LG to further diversify TV Production for a more efficient, Global Foot print

LG to further diversify TV Production for a more efficient, Global Foot print

At a time when many other manufacturers are cutting back, LG Electronics (LG) is expanding its TV business with an eye on further diversifying its production footprint and stepping up capacity. The key component of this strategy will be LG’s Cibitung facility in Indonesia which will become the company’s new regional hub, taking over two of the six production lines currently running at in Gumi, South Korea. The move is expected to boost the efficiency of LG’s TV manufacturing across the globe, with Gumi maintaining its status as the control tower and taking on more work for LG’s other growing businesses.

The move is part of a larger picture to realign LG’s production strategy to be more closely aligned with shifting demand. Increasing capacity at the Indonesian site will allow LG to better supply consumers in Asia and Australia. The greater European market will continue to be supplied by the Mlawa plant in Poland while Reynosa and Mexicali in Mexico will be the primary source of TVs for LG in North America.

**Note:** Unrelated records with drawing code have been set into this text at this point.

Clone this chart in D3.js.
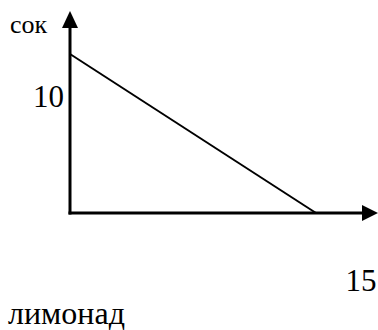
<!DOCTYPE html>
<html lang="ru">
  <head>
    <meta charset="UTF-8" />
    <title>сок / лимонад</title>
    <style>
      body {
        margin: 0;
        background: #fff;
      }
      svg {
        display: block;
      }
    </style>
  </head>
  <body>
    <svg></svg>
    <script src="https://d3js.org/d3.v7.min.js"></script>
    <script>
      // data
      const xName = "лимонад";
      const yName = "сок";
      const lemonade = [0, 15];
      const juice = [10, 0];
      const xTicks = [15];
      const yTicks = [10];

      const width = 378,
        height = 330;
      const font = "'Liberation Serif', 'DejaVu Serif', serif";

      const svg = d3.select("svg").attr("width", width).attr("height", height);

      const x = d3.scaleLinear().domain([0, 15]).range([70, 316]);
      const y = d3.scaleLinear().domain([0, 10]).range([213, 54]);

      const points = lemonade.map((v, i) => [v, juice[i]]);

      // axes with arrow heads
      const x0 = x(0),
        y0 = y(0);

      svg
        .append("line")
        .attr("x1", x0)
        .attr("y1", y0 + 1.5)
        .attr("x2", x0)
        .attr("y2", 28)
        .attr("stroke", "#000")
        .attr("stroke-width", 3);

      svg
        .append("path")
        .attr("d", `M${x0 - 8},28L${x0},11L${x0 + 8},28Z`)
        .attr("fill", "#000");

      svg
        .append("line")
        .attr("x1", x0 - 1.5)
        .attr("y1", y0)
        .attr("x2", 362)
        .attr("y2", y0)
        .attr("stroke", "#000")
        .attr("stroke-width", 3);

      svg
        .append("path")
        .attr("d", `M362,${y0 - 8}L378,${y0}L362,${y0 + 8}Z`)
        .attr("fill", "#000");

      // budget line
      svg
        .append("path")
        .datum(points)
        .attr(
          "d",
          d3
            .line()
            .x((d) => x(d[0]))
            .y((d) => y(d[1]))
        )
        .attr("fill", "none")
        .attr("stroke", "#000")
        .attr("stroke-width", 2);

      // tick labels (placed loosely like the original)
      svg
        .selectAll(".ytick")
        .data(yTicks)
        .join("text")
        .attr("class", "ytick")
        .attr("x", x0 - 6)
        .attr("y", (d) => y(d) + 53)
        .attr("text-anchor", "end")
        .attr("font-family", font)
        .attr("font-size", 31)
        .text((d) => d);

      svg
        .selectAll(".xtick")
        .data(xTicks)
        .join("text")
        .attr("class", "xtick")
        .attr("x", (d) => x(d) + 45)
        .attr("y", y0 + 78)
        .attr("text-anchor", "middle")
        .attr("font-family", font)
        .attr("font-size", 31)
        .text((d) => d);

      // axis names
      svg
        .append("text")
        .attr("x", 10)
        .attr("y", 33)
        .attr("font-family", font)
        .attr("font-size", 26)
        .text(yName);

      svg
        .append("text")
        .attr("x", 8)
        .attr("y", 324)
        .attr("font-family", font)
        .attr("font-size", 32)
        .text(xName);
    </script>
  </body>
</html>
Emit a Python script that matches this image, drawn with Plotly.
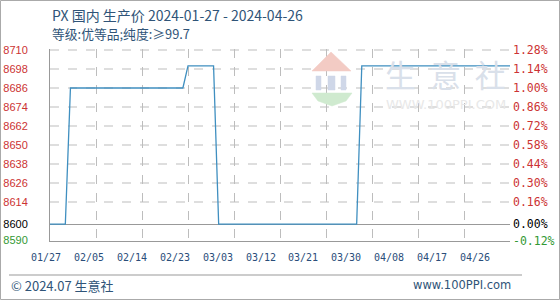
import plotly.graph_objects as go

# ---------------- data ----------------
dates = ["2024-01-27", "2024-01-30", "2024-01-31", "2024-02-22", "2024-02-23",
         "2024-02-28", "2024-02-29", "2024-03-27", "2024-03-28", "2024-04-26"]
prices = [8600, 8600, 8686, 8686, 8700, 8700, 8600, 8600, 8700, 8700]
base_price = 8600

left_ticks = [8590, 8600, 8614, 8626, 8638, 8650, 8662, 8674, 8686, 8698, 8710]
right_ticks = [-0.12, 0.00, 0.16, 0.30, 0.44, 0.58, 0.72, 0.86, 1.00, 1.14, 1.28]
x_ticks = ["2024-01-27", "2024-02-05", "2024-02-14", "2024-02-23", "2024-03-03",
           "2024-03-12", "2024-03-21", "2024-03-30", "2024-04-08", "2024-04-17",
           "2024-04-26"]
x_tick_labels = ["01/27", "02/05", "02/14", "02/23", "03/03", "03/12", "03/21",
                 "03/30", "04/08", "04/17", "04/26"]

title_text = "PX 国内 生产价 2024-01-27 - 2024-04-26"
subtitle_text = "等级:优等品;纯度:≥99.7"
footer_left = "© 2024.07 生意社"
footer_right = "www.100PPI.com"

# ---------------- layout helpers ----------------
W, H = 560, 300
PLOT_TOP, PLOT_BOTTOM = 49, 241          # pixel rows of the plot box
GRID_PX = 19                             # pixels per 12-unit grid step


def px(x):
    return x / W


def py(y):
    return 1 - y / H


RED, BLACK, GREEN = "#cc3333", "#000000", "#339933"


def tick_color(v, zero):
    if v > zero:
        return RED
    if v < zero:
        return GREEN
    return BLACK


left_text = [f"<span style='color:{tick_color(v, base_price)}'>{v}</span>" for v in left_ticks]
right_text = [f"<span style='color:{tick_color(v, 0)}'>{v:.2f}%</span>" for v in right_ticks]

units_per_px = 12 / GRID_PX
y_hi = left_ticks[-1] + units_per_px
y_lo = y_hi - (PLOT_BOTTOM - PLOT_TOP) * units_per_px
pct_lo = (y_lo / base_price - 1) * 100
pct_hi = (y_hi / base_price - 1) * 100
pct_values = [(p / base_price - 1) * 100 for p in prices]

fig = go.Figure()
fig.add_trace(go.Scatter(x=dates, y=prices, mode="lines",
                         line=dict(color="#3f8fc0", width=1.3),
                         hoverinfo="skip", showlegend=False))
fig.add_trace(go.Scatter(x=dates, y=pct_values, mode="lines", yaxis="y2",
                         line=dict(width=0), opacity=0, hoverinfo="skip",
                         showlegend=False))

grid_col = "#bdbdbd"
fig.update_layout(
    width=W, height=H,
    margin=dict(l=0, r=0, t=0, b=0, autoexpand=False),
    paper_bgcolor="white", plot_bgcolor="white",
    showlegend=False,
    xaxis=dict(domain=[px(50), px(510)], range=[x_ticks[0], x_ticks[-1]],
               type="date", tickvals=x_ticks, showticklabels=False,
               showgrid=True, gridcolor=grid_col, griddash="dash", gridwidth=1,
               showline=True, linecolor="#999999", linewidth=1,
               zeroline=False, ticks="", fixedrange=True),
    yaxis=dict(domain=[py(PLOT_BOTTOM), py(PLOT_TOP)], range=[y_lo, y_hi],
               tickvals=left_ticks, ticktext=left_text,
               showgrid=False,
               showline=True, linecolor="#999999", linewidth=1,
               zeroline=False, ticks="", ticklabelstandoff=19,
               tickfont=dict(family="Liberation Sans", size=11)),
    yaxis2=dict(overlaying="y", side="right", anchor="x", range=[pct_lo, pct_hi],
                tickvals=right_ticks, ticktext=right_text,
                showgrid=False,
                zeroline=True, zerolinecolor="#999999",
                zerolinewidth=1, showline=False, ticks="", ticklabelstandoff=2,
                tickfont=dict(family="DejaVu Sans Mono", size=11.5)),
)

title_col = "#2f5478"
annos = [
    dict(text=title_text, x=px(50), y=py(15), xanchor="left", yanchor="middle",
         font=dict(family="Noto Sans CJK SC", size=14, color=title_col)),
    dict(text=subtitle_text, x=px(50), y=py(34), xanchor="left", yanchor="middle",
         font=dict(family="Noto Sans CJK SC", size=12.8, color=title_col)),
    dict(text=footer_left, x=px(9), y=py(285), xanchor="left", yanchor="middle",
         font=dict(family="Noto Sans CJK SC", size=13, color=title_col)),
    dict(text=footer_right, x=px(513), y=py(285), xanchor="right", yanchor="middle",
         font=dict(family="DejaVu Sans", size=11.5, color=title_col)),
    # watermark
    dict(text="生  意  社", x=px(446), y=py(73), xanchor="center", yanchor="middle",
         font=dict(family="Noto Sans CJK SC", size=31, color="#d9e0ea")),
    dict(text="WWW.100PPI.COM", x=px(446), y=py(104), xanchor="center", yanchor="middle",
         font=dict(family="DejaVu Sans", size=13, color="#e8e8e8")),
]
label_x0, label_step = 46.0, 42.9
for i, lab in enumerate(x_tick_labels):
    annos.append(dict(text=lab, x=px(label_x0 + label_step * i), y=py(257),
                      xanchor="center", yanchor="middle",
                      font=dict(family="DejaVu Sans Mono", size=10, color="#2a4d7a")))
for a in annos:
    a.update(xref="paper", yref="paper", showarrow=False)
fig.update_layout(annotations=annos)


def path(points):
    return "M " + " L ".join(f"{px(x):.5f},{py(y):.5f}" for x, y in points) + " Z"


def logo_part(p, color):
    return dict(type="path", path=p, xref="paper", yref="paper",
                fillcolor=color, line=dict(color=color, width=0.5), layer="above")


shapes = [
    dict(type="rect", xref="paper", yref="paper",
         x0=px(0.5), x1=px(559.5), y0=py(299.5), y1=py(0.5),
         line=dict(color="#aaaaaa", width=1)),
    dict(type="line", xref="paper", yref="paper",
         x0=px(9), x1=px(522), y0=py(275), y1=py(275),
         line=dict(color="#999999", width=1)),
    logo_part(path([(312, 71), (331, 52), (351, 71)]), "#f3cbc4"),
    logo_part(path([(316, 76), (321, 76), (321, 90), (316, 90)]), "#cfd7e8"),
    logo_part(path([(328, 76), (335, 76), (335, 90), (328, 90)]), "#cfd7e8"),
    logo_part(path([(341, 76), (346, 76), (346, 90), (341, 90)]), "#cfd7e8"),
    logo_part(path([(312, 93), (352, 93), (346, 101), (332, 106), (318, 101)]), "#cfeacf"),
]
# horizontal dashed gridlines at the left-axis tick levels (above the 8600 base)
for v in left_ticks:
    if v > base_price:
        shapes.append(dict(type="line", xref="x", yref="y",
                           x0=x_ticks[0], x1=x_ticks[-1], y0=v, y1=v,
                           line=dict(color=grid_col, width=1, dash="dash"),
                           layer="between"))
fig.update_layout(shapes=shapes)

fig.write_html("out.html")
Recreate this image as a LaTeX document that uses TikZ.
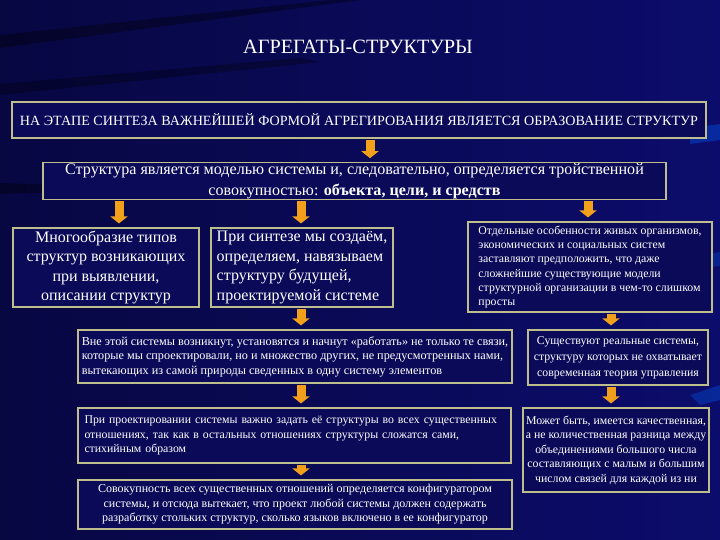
\documentclass[tikz,border=0pt]{standalone}
\usepackage{fontspec}
\setmainfont{Liberation Serif}
\usetikzlibrary{arrows.meta}
\definecolor{bgA}{RGB}{7,7,66}
\definecolor{bgB}{RGB}{12,12,108}
\definecolor{boxfill}{RGB}{10,10,88}
\definecolor{boxline}{RGB}{190,190,140}
\definecolor{arrc}{RGB}{242,160,28}
\tikzset{
  box/.style={draw=boxline, fill=boxfill, line width=1.1pt, inner sep=0pt, text=white},
  bigtxt/.style={font=\fontsize{16}{19.5}\selectfont},
  midtxt/.style={font=\fontsize{16.1}{20.5}\selectfont},
  smalltxt/.style={font=\fontsize{11.8}{14.5}\selectfont},
  downarrow/.style={draw=arrc, line width=9pt, -{Triangle[width=17pt,length=7pt]}, shorten >=4pt, shorten <=1pt},
}
\begin{document}
\begin{tikzpicture}[x=1pt,y=-1pt]
\useasboundingbox (0,0) rectangle (720,540);
% background
\shade[left color=bgA, right color=bgB] (0,0) rectangle (720,540);
\fill[black, opacity=0.35] (0,35) -- (330,0) -- (360,0) -- (0,48) -- cycle;
\fill[black, opacity=0.3] (0,84) -- (300,58) -- (320,62) -- (0,95) -- cycle;
\fill[black, opacity=0.35] (0,183) -- (60,185) -- (60,192) -- (0,194) -- cycle;
\fill[blue!60!cyan, opacity=0.35] (690,128) -- (720,124) -- (720,140) -- (690,144) -- cycle;
\fill[blue!60!cyan, opacity=0.25] (680,258) -- (720,252) -- (720,266) -- (680,270) -- cycle;
\fill[blue!60!cyan, opacity=0.3] (690,395) -- (720,385) -- (720,400) -- (700,405) -- cycle;
% title
\node[text=white, font=\fontsize{20.3}{24}\selectfont] (title) at (358,47) {АГРЕГАТЫ-СТРУКТУРЫ};
% boxes
\node[box, minimum width=694, minimum height=36, font=\fontsize{14.1}{16}\selectfont] (b1) at (359,120)
  {НА ЭТАПЕ СИНТЕЗА ВАЖНЕЙШЕЙ ФОРМОЙ АГРЕГИРОВАНИЯ ЯВЛЯЕТСЯ ОБРАЗОВАНИЕ СТРУКТУР};
\node[box, midtxt, minimum width=623, minimum height=36.5, align=center] (b2) at (354.5,181)
  {Структура является моделью системы и, следовательно, определяется тройственной\\
   совокупностью: \textbf{объекта, цели, и средств}};
\node[box, bigtxt, minimum width=186, minimum height=79, align=center] (b3) at (106,267.5)
  {Многообразие типов\\структур возникающих\\при выявлении,\\описании структур};
\node[box, bigtxt, minimum width=182, minimum height=79, align=left] (b4) at (302,267.5)
  {При синтезе мы создаём,\\определяем, навязываем\\структуру будущей,\\проектируемой системе};
\node[box, font=\fontsize{11.8}{14.3}\selectfont, minimum width=244, minimum height=90, align=left] (b5) at (590,267)
  {Отдельные особенности живых организмов,\\экономических и социальных систем\\заставляют предположить, что даже\\сложнейшие существующие модели\\структурной организации в чем-то слишком\\просты};
\node[box, font=\fontsize{12.2}{14.5}\selectfont, minimum width=434, minimum height=53, align=left] (b6) at (295,356.5)
  {Вне этой системы возникнут, установятся и начнут «работать» не только те связи,\\которые мы спроектировали, но и множество других, не предусмотренных нами,\\вытекающих из самой природы сведенных в одну систему элементов};
\node[box, font=\fontsize{11.8}{16}\selectfont, minimum width=180, minimum height=55, align=center] (b7) at (618,357.5)
  {Существуют реальные системы,\\структуру которых не охватывает\\современная теория управления};
\node[box, smalltxt, minimum width=433, minimum height=55, text width=420pt, align=left] (b8) at (294.5,435.5)
  {При проектировании системы важно задать её структуры во всех существенных\\отношениях, так как в остальных отношениях структуры сложатся сами,\\стихийным образом};
\node[box, smalltxt, minimum width=186, minimum height=84, align=center] (b9) at (616,450)
  {Может быть, имеется качественная,\\а не количественная разница между\\объединениями большого числа\\составляющих с малым и большим\\числом связей для каждой из ни};
\node[box, font=\fontsize{12}{14.5}\selectfont, minimum width=434, minimum height=49, align=center] (b10) at (295,504.5)
  {Совокупность всех существенных отношений определяется конфигуратором\\системы, и отсюда вытекает, что проект любой системы должен содержать\\разработку стольких структур, сколько языков включено в ее конфигуратор};
% arrow columns
\coordinate (xA) at (370,0);
\coordinate (xB) at (119,0);
\coordinate (xC) at (301,0);
\coordinate (xD) at (588,0);
\coordinate (xE) at (611,0);
\draw[downarrow] (b1.south -| xA) -- (b2.north -| xA);
\draw[downarrow] (b2.south -| xB) -- (b3.north -| xB);
\draw[downarrow] (b2.south -| xC) -- (b4.north -| xC);
\draw[downarrow] (b2.south -| xD) -- (b5.north -| xD);
\draw[downarrow] (b4.south -| xC) -- (b6.north -| xC);
\draw[downarrow] (b5.south -| xE) -- (b7.north -| xE);
\draw[downarrow] (b6.south -| xC) -- (b8.north -| xC);
\draw[downarrow] (b7.south -| xE) -- (b9.north -| xE);
\draw[downarrow] (b8.south -| xC) -- (b10.north -| xC);
\end{tikzpicture}
\end{document}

Established in 1995, the Cibitung facility will be upgraded with advanced automation across all production processes including assembly, quality inspection and product packaging to produce TVs, monitors and digital signage products. With the expansion and upgrade, LG Cibitung will will increase its annual capacity by up to 50 percent.

LG Gumi’s role as the control center for LG’s TV and related display businesses worldwide will become even more important as it focuses on the manufacture of high-tech displays such as LG’s ultra-premium TVs and medical monitors. Gumi will be the center of research and the testing ground for more efficient manufacturing processes.